__Set problem__:
Print the material below exactly as it stands, please, from its first line to the line holding "import seaborn as sns", with no pictures.

Start Data

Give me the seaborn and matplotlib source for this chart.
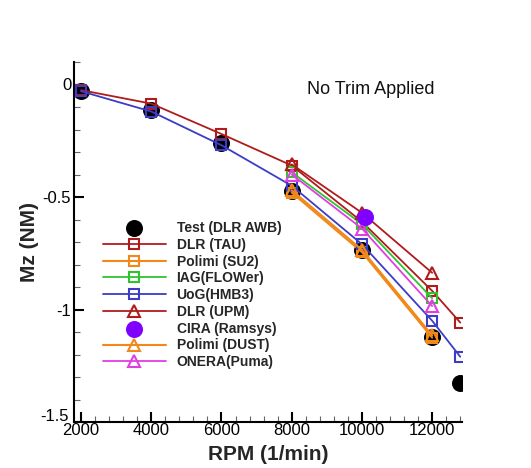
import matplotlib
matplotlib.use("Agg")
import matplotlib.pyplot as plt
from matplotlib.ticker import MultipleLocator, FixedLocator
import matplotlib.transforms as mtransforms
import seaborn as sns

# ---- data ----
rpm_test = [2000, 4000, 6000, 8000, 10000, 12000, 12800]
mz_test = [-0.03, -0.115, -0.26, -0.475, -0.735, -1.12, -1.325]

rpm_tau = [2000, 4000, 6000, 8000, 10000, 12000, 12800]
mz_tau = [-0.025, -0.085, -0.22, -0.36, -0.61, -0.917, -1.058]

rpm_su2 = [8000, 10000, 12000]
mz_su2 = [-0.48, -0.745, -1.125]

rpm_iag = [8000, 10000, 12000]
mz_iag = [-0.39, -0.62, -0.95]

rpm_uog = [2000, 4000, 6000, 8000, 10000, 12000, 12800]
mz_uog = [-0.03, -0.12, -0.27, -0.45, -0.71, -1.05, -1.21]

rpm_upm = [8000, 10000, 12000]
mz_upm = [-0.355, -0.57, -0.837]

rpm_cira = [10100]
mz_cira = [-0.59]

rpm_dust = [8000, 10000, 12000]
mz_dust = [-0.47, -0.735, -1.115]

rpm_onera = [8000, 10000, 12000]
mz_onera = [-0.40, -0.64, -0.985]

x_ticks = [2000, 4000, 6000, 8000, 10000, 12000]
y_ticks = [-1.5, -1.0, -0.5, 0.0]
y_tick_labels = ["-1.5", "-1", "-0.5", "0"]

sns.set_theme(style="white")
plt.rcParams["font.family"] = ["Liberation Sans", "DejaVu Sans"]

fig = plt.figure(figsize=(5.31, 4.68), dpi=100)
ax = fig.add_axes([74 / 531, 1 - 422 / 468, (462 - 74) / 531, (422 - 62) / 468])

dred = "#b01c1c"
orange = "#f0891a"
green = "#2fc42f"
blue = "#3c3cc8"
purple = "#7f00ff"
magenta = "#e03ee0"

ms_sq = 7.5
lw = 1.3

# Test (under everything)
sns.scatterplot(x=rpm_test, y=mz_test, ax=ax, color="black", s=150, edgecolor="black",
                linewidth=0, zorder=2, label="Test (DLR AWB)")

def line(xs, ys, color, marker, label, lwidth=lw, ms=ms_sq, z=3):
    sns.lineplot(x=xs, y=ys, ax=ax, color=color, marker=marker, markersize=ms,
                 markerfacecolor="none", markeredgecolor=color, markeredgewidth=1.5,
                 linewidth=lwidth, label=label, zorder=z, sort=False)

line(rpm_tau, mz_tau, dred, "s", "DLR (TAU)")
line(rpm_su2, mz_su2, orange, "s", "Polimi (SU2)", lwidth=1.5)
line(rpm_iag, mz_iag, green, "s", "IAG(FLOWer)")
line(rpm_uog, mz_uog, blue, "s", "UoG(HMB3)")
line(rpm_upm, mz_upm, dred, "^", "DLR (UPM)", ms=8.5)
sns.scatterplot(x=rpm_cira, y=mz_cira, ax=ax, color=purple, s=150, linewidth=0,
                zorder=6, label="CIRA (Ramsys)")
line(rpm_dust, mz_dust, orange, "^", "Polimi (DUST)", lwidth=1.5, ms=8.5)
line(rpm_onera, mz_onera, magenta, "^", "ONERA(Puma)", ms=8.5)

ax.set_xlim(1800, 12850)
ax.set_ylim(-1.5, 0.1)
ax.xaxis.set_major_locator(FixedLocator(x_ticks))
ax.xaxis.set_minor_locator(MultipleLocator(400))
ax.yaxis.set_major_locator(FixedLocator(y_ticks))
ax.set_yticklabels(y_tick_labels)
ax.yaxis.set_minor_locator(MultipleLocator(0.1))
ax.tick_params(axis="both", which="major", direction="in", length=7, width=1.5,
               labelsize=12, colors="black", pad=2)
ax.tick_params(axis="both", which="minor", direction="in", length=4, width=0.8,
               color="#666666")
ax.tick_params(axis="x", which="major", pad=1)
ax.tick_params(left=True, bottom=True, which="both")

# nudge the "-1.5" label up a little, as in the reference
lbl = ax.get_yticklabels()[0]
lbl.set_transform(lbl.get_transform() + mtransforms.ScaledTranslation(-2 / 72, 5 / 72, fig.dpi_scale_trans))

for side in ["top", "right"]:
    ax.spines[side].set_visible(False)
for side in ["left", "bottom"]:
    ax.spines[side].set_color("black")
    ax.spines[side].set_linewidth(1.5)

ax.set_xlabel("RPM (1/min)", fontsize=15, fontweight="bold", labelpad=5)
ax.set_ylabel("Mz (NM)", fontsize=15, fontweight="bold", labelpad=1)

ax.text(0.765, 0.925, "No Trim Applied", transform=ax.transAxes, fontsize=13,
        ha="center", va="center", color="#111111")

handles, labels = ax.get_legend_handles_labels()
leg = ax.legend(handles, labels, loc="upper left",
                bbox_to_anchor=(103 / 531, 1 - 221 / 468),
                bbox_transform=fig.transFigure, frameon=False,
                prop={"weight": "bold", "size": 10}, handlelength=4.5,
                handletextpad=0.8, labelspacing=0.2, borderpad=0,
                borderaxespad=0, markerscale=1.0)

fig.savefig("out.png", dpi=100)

End Data

__Exercise solution__:
Give me the seaborn and matplotlib source for this chart.
import matplotlib
matplotlib.use("Agg")
import matplotlib.pyplot as plt
from matplotlib.ticker import MultipleLocator, FixedLocator
import matplotlib.transforms as mtransforms
import seaborn as sns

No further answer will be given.